Learn more about the underground economic engine that is Routt County's Twentymile Coal Co.
Dennis Bouwens had planned on being an architectural engineer but ended up spending his career as a miner.
At the end of his senior year at Basalt High School in 1968, Bouwens needed to save money for school and was working graveyard mining shifts.
“I slept a lot in school,” said Bouwens, 63.
Then he met a girl, and instead of going away to college, he accepted a position as a full-time miner. Now 45 years later and with that girl out of the picture, he doesn’t regret the decision.
“I decided the career of a coal miner wasn’t as bad as I assumed it would be,” Bouwens said.

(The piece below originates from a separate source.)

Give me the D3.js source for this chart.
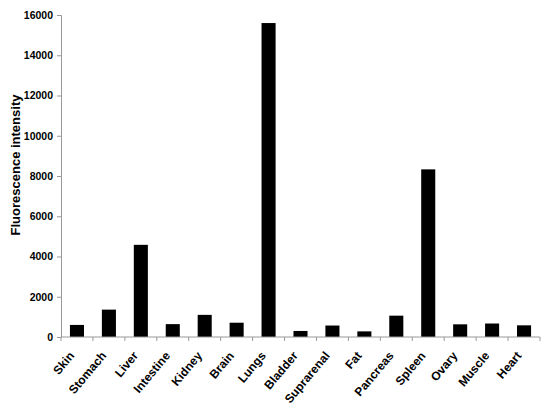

He began working at Twentymile in 1987 and, throughout the years, has had a number of jobs there, including assistant mine manager, foreman, supervisor on the longwall and a continuous-miner operator. Today, he is a technical safety coordinator and spends 90 percent of his time above ground.
“There is a satisfaction in coal mining,” Bouwens said. “Without coal, we wouldn’t have the ability to turn on the light switch.”
His two sons also work at the mine. One went to school to be a teacher. The other went to police academy.
“The decision, I guess, was the benefits of coal mining outweigh what they went to school for,” Bouwens said.
That is a recurring theme with modern miners, who operate sophisticated longwall equipment worth upward of $150 million. Bouwens said today’s miners are professionals much like lawyers and doctors.
“There is a lot of hard labor, but the equipment is more modern than what it was 20 or 30 years ago,” Bouwens said. “They worked very hard back then, and the employees now work smart.”